Running as intended, it’s marvelous though. I couldn’t possibly cover everything that I loved about it in a couple of thousand words, and when I wrote my review I made sure to mention the elements that let it down a little as well. Mostly, that relates to my feeling that as brilliant as the level design is, the story as a whole doesn’t matter as much as the story of each area, and the hundreds of smaller stories that emerge as you play and explore.

Some of those stories are the ones that belong to individual players: that one guard you tormented with the Domino ability and clones, or the chase that ended in a pratfall and outburst of ultraviolence. Some of them are scripted, encounters with characters and events that can change your entire view of what came before.

It’s the design of the world that is most impressive though. Dunwall was such a brilliant creation that Arkane could have justified spending another game exploring it in more detail, or seeing how it had changed in the years between the first game and its sequel, but instead they built a new city, one that feels familiar enough to believably exist in the same setting, but has enough differences to mark it out as geographically and culturally fresh. Though the core stealth and violence hasn’t changed a great deal, it’s been refined and made more complex thanks to improvements in AI and new abilities, but in Karnaca, the execution of your executions feels very different.

Partly that’s due to the density of the design - the playable areas of the city aren’t anywhere near as vast as the playgrounds of open world games, but they’re thick with detail and incident, and when Arkane introduce a new trick, most notably in the Clockwork Mansion and Stilton’s Manor, they create levels that other studios might have stretched out across entire games.

It’s the first game I’ve played since the original Thief games that has made me feel like we might have a new studio to cherish and (eventually) remember as fondly as Looking Glass, and I adore it.

Pip: HELLO! I'm barging back in from my holiday to add that I can see why people love it and that it's so good at what it does BUT as someone who is not gifted when it comes to steals I'm actually preferring it on console.

That's because when I'm on PC and a mission goes catastrophically badly I feel a bit isolated or like I'm just screwing up a lot.

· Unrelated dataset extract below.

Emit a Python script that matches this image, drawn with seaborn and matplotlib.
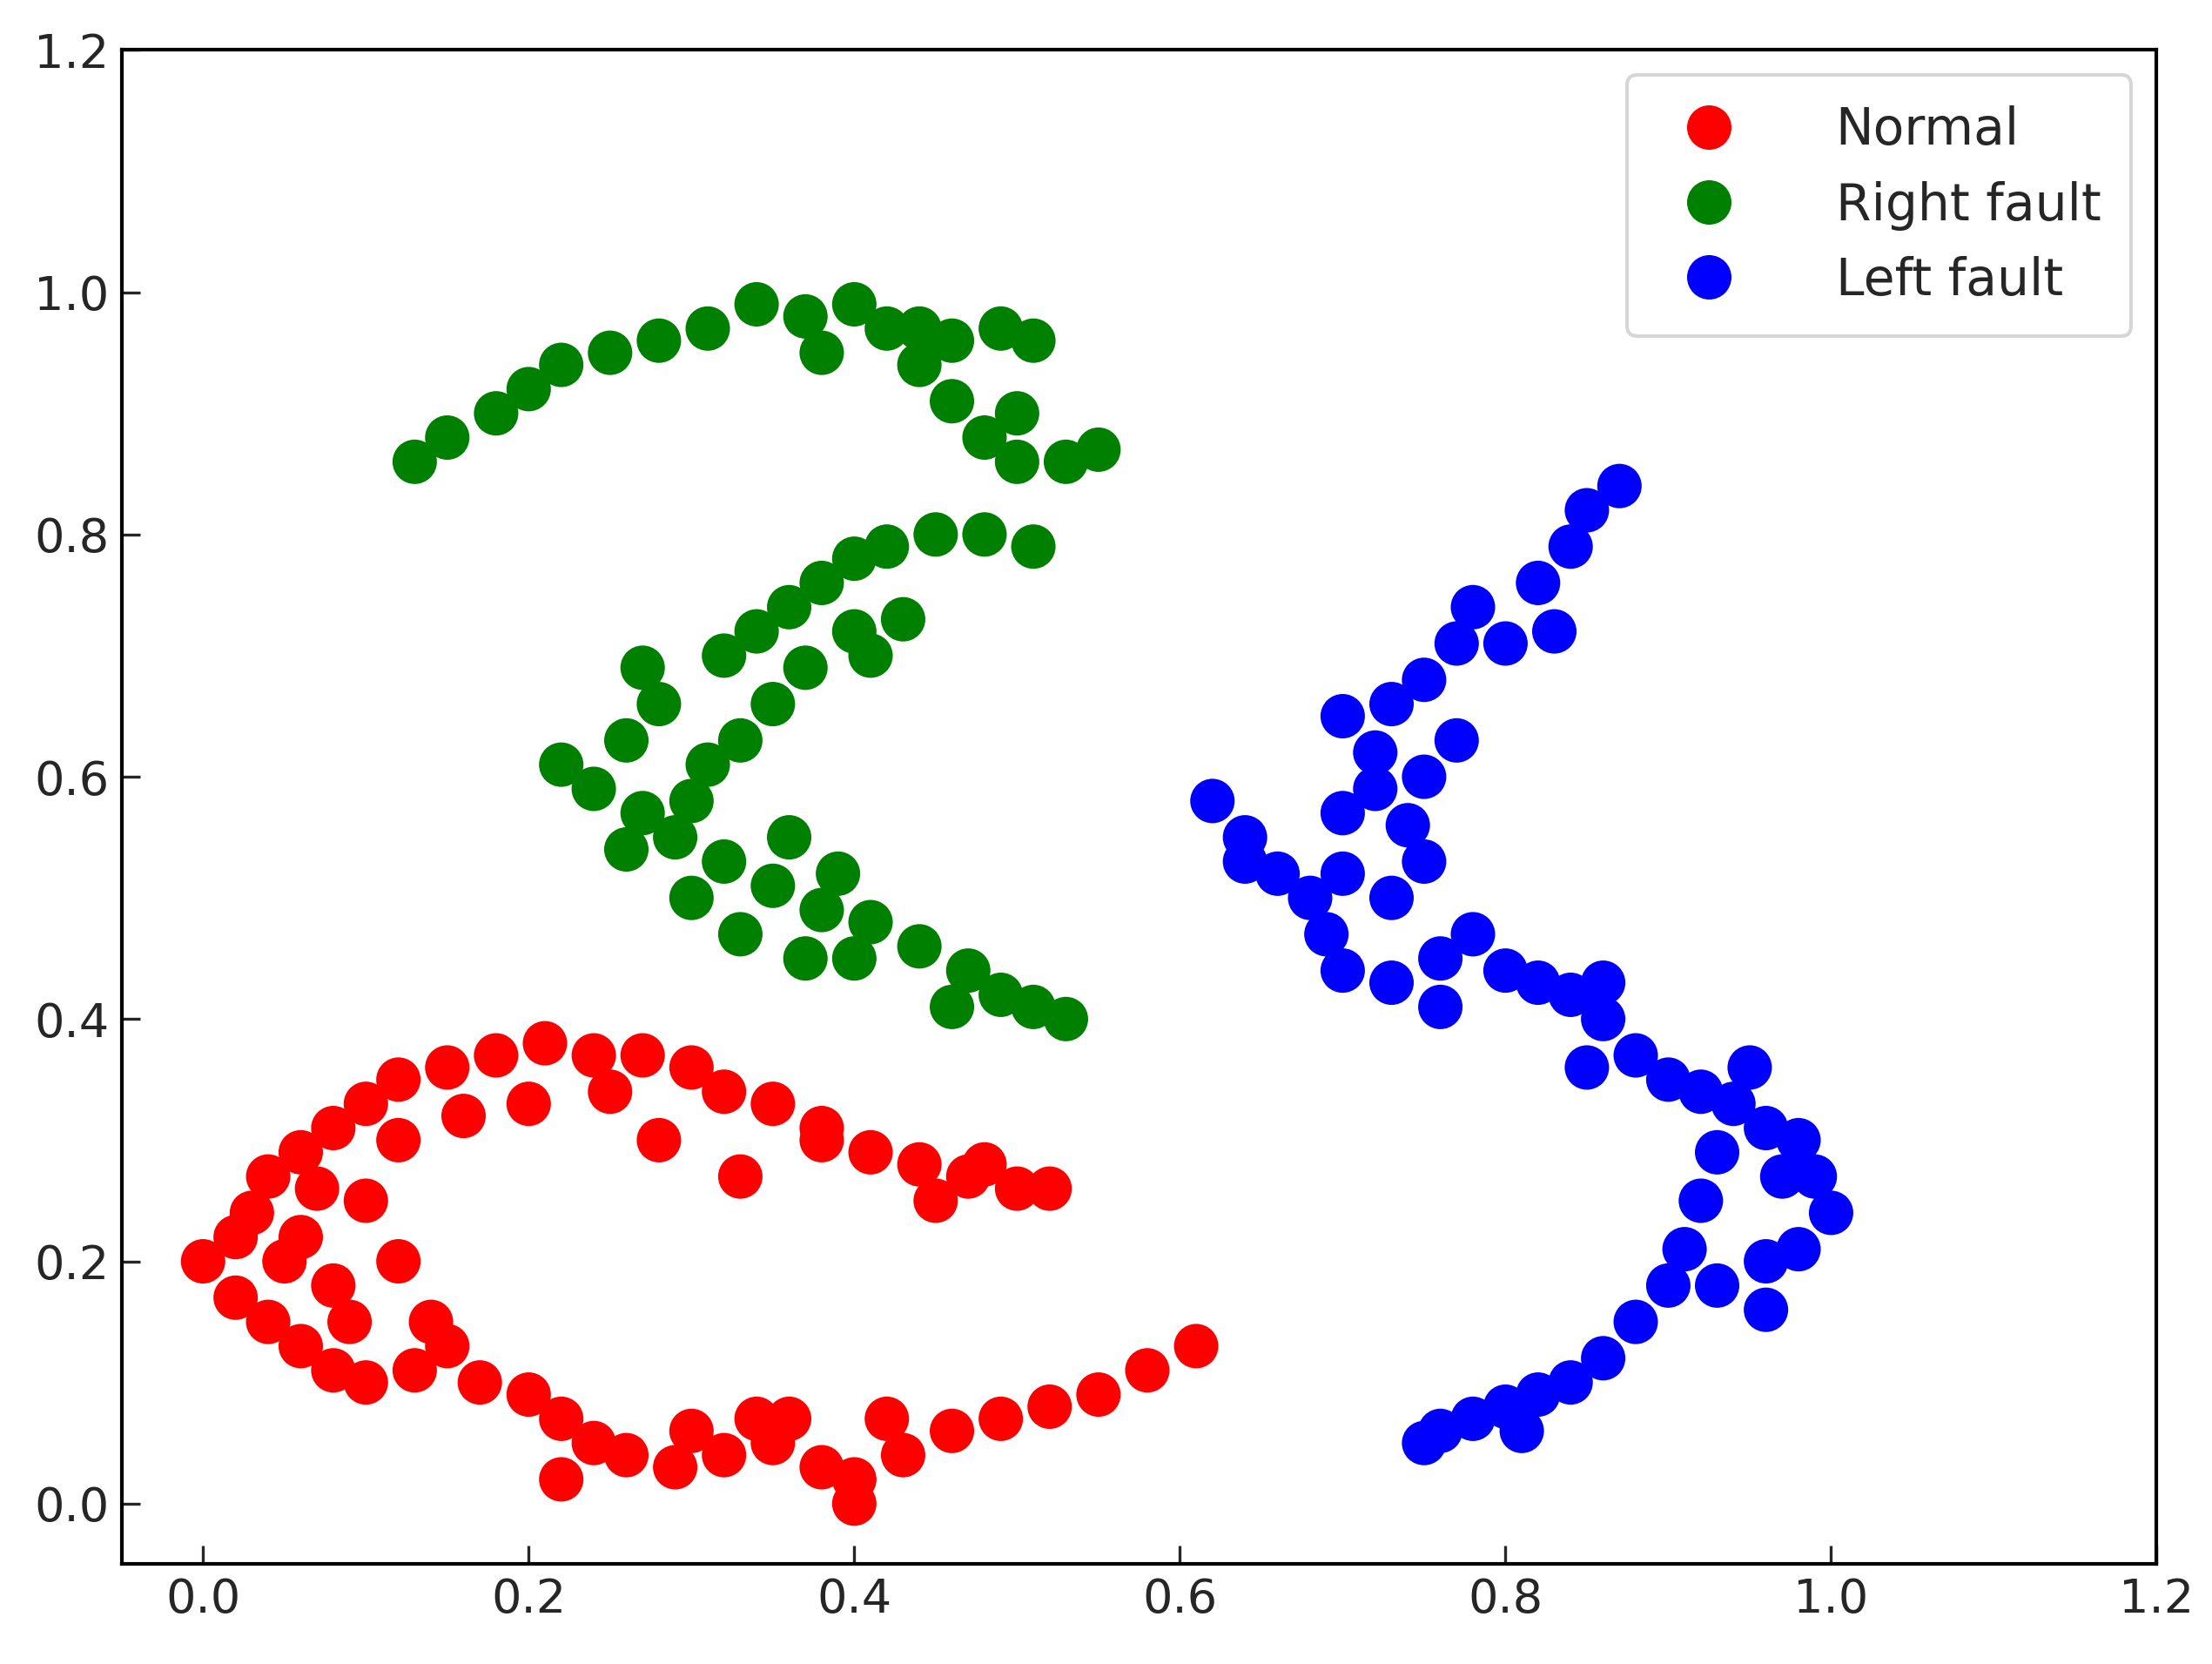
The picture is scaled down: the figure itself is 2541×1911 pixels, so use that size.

I also tend towards high chaos murder-runs because of being bad at stealth and those can really get your adrenaline going but also end up a bit... samey?

To illustrate that point, I find I'm often mentally marking out a safe space (usually after an accidental killing spree results in an office full of dead and unconscious guards) and then trying to go out and accomplish things. The latter usually means taking a few steps outside the safe zone, getting into scrapes (aka: murders)and then lugging a new guard back to put him onto the heap. I end up as some kind of weird murder squirrel or a bower bird who has decided to attract a mate using flashy corpses he's found on the forest floor.

If I'm on the sofa and have someone co-gaming or laughing along with every frantic bit of idiocy it can be far more like sharing a farce or creating a comedy performance and I get a lot more into it. That's why I enjoyed the first Dishonored on PC a bit more, I think - I was streaming it on Twitch and that had a similar effect. Left to my own devices in my study on the PC now that I don't really enjoy streaming it can get bogged down as a solitary slog.